Nachhaltige Verpackungen: So tickt der Verbraucher!?
Der gut informierte und rational entscheidende Käufer ist die Ausnahme. Das gilt auch im Zusammenhang mit Verpackungen. Ihre Bedeutung im Marketing-Mix darf daher nicht unterschätzt werden.
„Über 95 Prozent aller Kaufentscheidungen werden unbewusst getroffen – nicht rational, sondern emotional“, zitiert Marktforscher und Stratege Dr. Ralf Mayer de Groot eine zentrale Erkenntnis der Hirnforschung. „Aber wie tickt der Kunde wirklich? Was sind die wahren Kaufgründe? Wie können Sie die Markenwahl beeinflussen? Welche Emotionen lösen Käufe aus – und warum andere nicht?“ Diese Fragen sind nicht leicht zu beantworten, wie bekannte Fallbeispiele aus der Markenindustrie eindrücklich belegen. Die Einführung einer Kunststoffverpackung für eine Schokoladentafel beispielsweise bescherte einem Hersteller nicht nur viel Umweltkritik und negative PR, sondern auch den Verlust von einem Drittel Marktanteil und Kosten im hohen zweistelligen Millionenbereich.
Bedeutung der Verpackung wird unterschätzt
Solche Geschichten sind beileibe kein Einzelfall: Wird im Rahmen des Relaunches das Verpackungsmaterial von Getränken, Süßwaren oder Putzmitteln geändert und neu gestaltet, dann hat das zum Teil wesentliche Auswirkungen auf Erfolg oder Misserfolg eines Produktes. „Sogar vermeintlich kleine Verpackungsveränderungen können durch Assoziationen große Image- und Absatz-Effekte auslösen“, weiß Mayer de Groot.
Die Bedeutung der Verpackung im Marketing-Mix ist demnach immens: „Sie ist die konzentrierteste Form der Markenidee, positioniert und differenziert das Produkt auf direktestem Wege. Die Verpackung ist das kostengünstigste und am längsten wirkende Kommunikationsmittel am Einsatzort.“ Aber noch immer unterschätzten 55 Prozent aller Marketingfachleute die strategische Bedeutung von Verpackung und Produktdesign. Beides werde viel zu selten vorher „hart“ getestet.
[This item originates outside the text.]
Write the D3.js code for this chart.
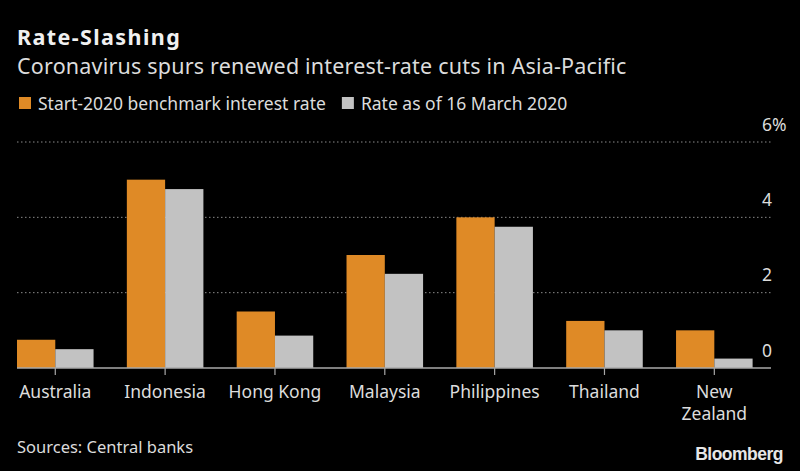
<!DOCTYPE html>
<html><head><meta charset="utf-8">
<script src="https://cdn.jsdelivr.net/npm/d3@7"></script>
<style>body{margin:0;background:#000;} svg{display:block;}</style>
</head><body>
<svg id="c" width="800" height="471"></svg>
<script>
const categories = ["Australia","Indonesia","Hong Kong","Malaysia","Philippines","Thailand","New Zealand"];
const startRates = [0.75, 5.0, 1.5, 3.0, 4.0, 1.25, 1.0];
const marchRates = [0.5, 4.75, 0.86, 2.5, 3.75, 1.0, 0.25];
const seriesNames = ["Start-2020 benchmark interest rate","Rate as of 16 March 2020"];
const yTicks = [0, 2, 4, 6];
const yTickLabels = ["0","2","4","6%"];

const svg = d3.select("#c");
svg.append("rect").attr("width",800).attr("height",471).attr("fill","#000");
const font = "'Noto Sans', sans-serif";
const textCol = "#dcdcdc";
const colors = ["#df8a26", "#c2c2c2"];

svg.append("text").attr("x",17).attr("y",45).attr("fill","#f0f0f0")
  .attr("font-family",font).attr("font-weight","bold").attr("font-size",21.5).attr("letter-spacing","1.4").text("Rate-Slashing");
svg.append("text").attr("x",17).attr("y",74).attr("fill",textCol)
  .attr("font-family",font).attr("font-size",21.5).attr("letter-spacing","0.2").text("Coronavirus spurs renewed interest-rate cuts in Asia-Pacific");

// legend
const leg = svg.append("g");
let lx = 19;
seriesNames.forEach((n,i)=>{
  leg.append("rect").attr("x",lx).attr("y",97).attr("width",12).attr("height",12).attr("fill",colors[i]);
  const t = leg.append("text").attr("x",lx+19).attr("y",109.5).attr("fill",textCol)
    .attr("font-family",font).attr("font-size",17.5).text(n);
  lx += 19 + t.node().getComputedTextLength() + 16;
});

const y = d3.scaleLinear().domain([0,6]).range([368,142]);
const x0 = d3.scaleBand().domain(categories).range([17,752.6]).paddingInner(0.303).paddingOuter(0);
const x1 = d3.scaleBand().domain([0,1]).range([0,x0.bandwidth()]);

// gridlines
svg.append("g").selectAll("line").data(yTicks.filter(d=>d>0)).join("line")
  .attr("x1",17).attr("x2",771).attr("y1",d=>y(d)).attr("y2",d=>y(d))
  .attr("stroke","#8a8a8a").attr("stroke-width",1).attr("stroke-dasharray","1.5,2.5");
svg.append("g").selectAll("text").data(yTicks).join("text")
  .attr("x",762).attr("y",d=>y(d)-11.5).attr("fill",textCol)
  .attr("font-family",font).attr("font-size",17.5).text((d,i)=>yTickLabels[i]);

// bars
const groups = svg.append("g").selectAll("g").data(categories).join("g")
  .attr("transform",d=>`translate(${x0(d)},0)`);
groups.selectAll("rect").data((d,i)=>[startRates[i], marchRates[i]]).join("rect")
  .attr("x",(d,j)=>x1(j)).attr("width",x1.bandwidth())
  .attr("y",d=>y(d)).attr("height",d=>y(0)-y(d))
  .attr("fill",(d,j)=>colors[j]);

// baseline axis
const xa = svg.append("g").attr("transform",`translate(0,${y(0)})`);
xa.append("line").attr("x1",17).attr("x2",771).attr("stroke","#a8a8a8").attr("stroke-width",1.5);
categories.forEach(c=>{
  const cx = x0(c)+x0.bandwidth()/2;
  xa.append("line").attr("x1",cx).attr("x2",cx).attr("y1",0).attr("y2",7).attr("stroke","#a8a8a8").attr("stroke-width",1.2);
  const words = c==="New Zealand" ? ["New","Zealand"] : [c];
  const t = xa.append("text").attr("text-anchor","middle").attr("fill",textCol)
    .attr("font-family",font).attr("font-size",17.5);
  words.forEach((w,k)=>t.append("tspan").attr("x",cx).attr("y",30+k*22).text(w));
});

svg.append("text").attr("x",17).attr("y",453).attr("fill",textCol)
  .attr("font-family",font).attr("font-size",16.5).text("Sources: Central banks");
svg.append("text").attr("x",783).attr("y",460).attr("text-anchor","end").attr("fill","#e6e6e6")
  .attr("font-family","'Liberation Sans', Arial, sans-serif").attr("font-weight","bold").attr("font-size",17.5).attr("letter-spacing","-0.5").text("Bloomberg");
</script>
</body></html>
Der informierte Käufer ist die Ausnahme
Die Zahlen der Marktforscher belegen, wie wankelmütig Verbraucher beim Einkauf reagieren: 70 Prozent aller Kaufentscheidungen fallen am POS in durchschnittlich weniger als vier Sekunden. Über ein Fünftel aller geplanten Käufe werden sogar noch am POS abgebrochen. „Selbst beim Thema Nachhaltigkeit kann man dem Konsumenten nicht vertrauen, dass er sich so verhält wie er sagt“ – auch das zeigt die Marktforschung. Begriffe wie „Ökobilanz“, „CO2-Fußabdruck“ und „biologisch abbaubar“ werden ansatzweise, aber nicht vollkommen verstanden. Bei Karton und Papier fühlen sich die Befragten in ihrer Beurteilungsfähigkeit noch „relativ sicher“. Aber in Wirklichkeit ist ihr Wissen begrenzt. Bei Kunststoff sowie „Plastik” dominieren Aussagen wie „verursacht viel (Plastik-)Müll und ist umweltschädlich”. 90 Prozent der Konsumenten wünschen sich auf den Verpackungen Umwelthinweise, aber elf von 13 getesteten Umweltzeichen kennen sie nicht.
Nachhaltige Verpackungen scheitern am Preis
Das beweist auch das Beispiel der frischen Blaubeeren. Am wichtigsten für den Konsumenten ist den Umfragen zufolge die Qualität der Beeren: frisch, guter Geschmack, reif, gutes Aussehen und gesund. Von den Verpackungseigenschaften wird erwartet, dass die Beeren gut sichtbar, gut geschützt und gut in der Verpackung aufzubewahren sind. Diese Kriterien sind für Verbraucher weitaus wichtiger als ökologische Kriterien wie umweltfreundliches Verpackungsmaterial oder gute Recyclebarkeit. Fast 40 Prozent der Käufer sind immer noch nicht bereit, höhere Preise für nachhaltige Verpackungen zu bezahlen. Eine große Zielgruppe wird daher auch weiterhin transparente Kunststoffverpackungen kaufen. Markttreiber sind die Sichtbarkeit der Beeren und niedrigere Preise. Holzschliff-, Faserform- und Kartonschalen befriedigen dagegen die Bedürfnisse von stärker umweltorientierten Konsumentensegmenten, die bereit sind, höhere Preise zu bezahlen.